• SET TASK:
Your copy of the material below should match it exactly, except that it holds no pictures.

• STORED DATA:
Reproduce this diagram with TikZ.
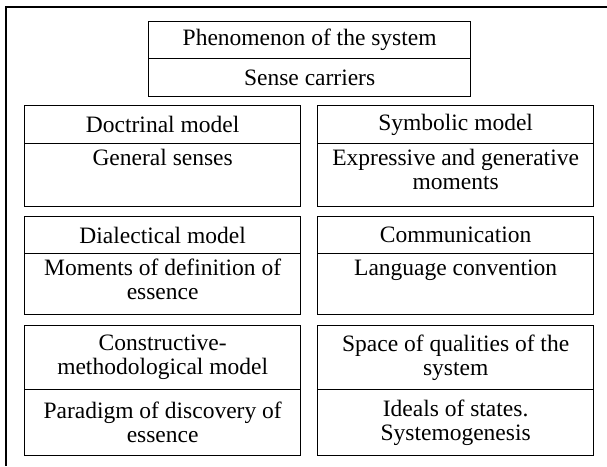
\documentclass[tikz,border=0pt]{standalone}
\usepackage{fontspec}
\setmainfont{Liberation Serif}
\newcommand\cellbox[4]{\parbox[c][#2][#3]{#1}{\centering #4}}
\begin{document}
\begin{tikzpicture}[x=1pt,y=-1pt,
  cell/.style={draw, line width=1.3pt, inner sep=0pt, anchor=north west,
    font=\fontsize{23.5}{24}\selectfont},
  frame/.style={draw, line width=1.3pt}]
\useasboundingbox (0,0) rectangle (607,466);
\draw[frame] (607,7) -- (6,7) -- (6,466);
% top box
\node[cell] (phen) at (148,21) {\cellbox{322pt}{37pt}{c}{Phenomenon of the system}};
\node[cell] (sense) at (148,58) {\cellbox{322pt}{38pt}{c}{Sense carriers}};
% row 1
\node[cell] (doct) at (24,105) {\cellbox{276pt}{38pt}{c}{Doctrinal model}};
\node[cell] (gens) at (24,143) {\cellbox{276pt}{63pt}{t}{\vspace*{5pt}\strut General senses}};
\node[cell] (symb) at (317,105) {\cellbox{276pt}{38pt}{c}{Symbolic model}};
\node[cell] (expr) at (317,143) {\cellbox{276pt}{63pt}{t}{\vspace*{5pt}\strut Expressive and generative\\ moments}};
% row 2
\node[cell] (dial) at (24,216) {\cellbox{276pt}{37pt}{c}{Dialectical model}};
\node[cell] (mom) at (24,253) {\cellbox{276pt}{61pt}{t}{\vspace*{5pt}\strut Moments of definition of\\ essence}};
\node[cell] (comm) at (317,216) {\cellbox{276pt}{37pt}{c}{Communication}};
\node[cell] (lang) at (317,253) {\cellbox{276pt}{61pt}{t}{\vspace*{5pt}\strut Language convention}};
% row 3
\node[cell] (cons) at (24,325) {\cellbox{276pt}{64pt}{c}{Constructive-\\ methodological model}};
\node[cell] (para) at (24,389) {\cellbox{276pt}{66pt}{c}{Paradigm of discovery of\\ essence}};
\node[cell] (space) at (317,325) {\cellbox{276pt}{64pt}{c}{Space of qualities of the\\ system}};
\node[cell] (ideal) at (317,389) {\cellbox{276pt}{66pt}{c}{Ideals of states.\\ Systemogenesis}};
\end{tikzpicture}
\end{document}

• EXERCISE RESULT:
Reproduce this diagram with TikZ.
\documentclass[tikz,border=0pt]{standalone}
\usepackage{fontspec}
\setmainfont{Liberation Serif}
\newcommand\cellbox[4]{\parbox[c][#2][#3]{#1}{\centering #4}}
\begin{document}
\begin{tikzpicture}[x=1pt,y=-1pt,
  cell/.style={draw, line width=1.3pt, inner sep=0pt, anchor=north west,
    font=\fontsize{23.5}{24}\selectfont},
  frame/.style={draw, line width=1.3pt}]
\useasboundingbox (0,0) rectangle (607,466);
\draw[frame] (607,7) -- (6,7) -- (6,466);
% top box
\node[cell] (phen) at (148,21) {\cellbox{322pt}{37pt}{c}{Phenomenon of the system}};
\node[cell] (sense) at (148,58) {\cellbox{322pt}{38pt}{c}{Sense carriers}};
% row 1
\node[cell] (doct) at (24,105) {\cellbox{276pt}{38pt}{c}{Doctrinal model}};
\node[cell] (gens) at (24,143) {\cellbox{276pt}{63pt}{t}{\vspace*{5pt}\strut General senses}};
\node[cell] (symb) at (317,105) {\cellbox{276pt}{38pt}{c}{Symbolic model}};
\node[cell] (expr) at (317,143) {\cellbox{276pt}{63pt}{t}{\vspace*{5pt}\strut Expressive and generative\\ moments}};
% row 2
\node[cell] (dial) at (24,216) {\cellbox{276pt}{37pt}{c}{Dialectical model}};
\node[cell] (mom) at (24,253) {\cellbox{276pt}{61pt}{t}{\vspace*{5pt}\strut Moments of definition of\\ essence}};
\node[cell] (comm) at (317,216) {\cellbox{276pt}{37pt}{c}{Communication}};
\node[cell] (lang) at (317,253) {\cellbox{276pt}{61pt}{t}{\vspace*{5pt}\strut Language convention}};
% row 3
\node[cell] (cons) at (24,325) {\cellbox{276pt}{64pt}{c}{Constructive-\\ methodological model}};
\node[cell] (para) at (24,389) {\cellbox{276pt}{66pt}{c}{Paradigm of discovery of\\ essence}};
\node[cell] (space) at (317,325) {\cellbox{276pt}{64pt}{c}{Space of qualities of the\\ system}};
\node[cell] (ideal) at (317,389) {\cellbox{276pt}{66pt}{c}{Ideals of states.\\ Systemogenesis}};
\end{tikzpicture}
\end{document}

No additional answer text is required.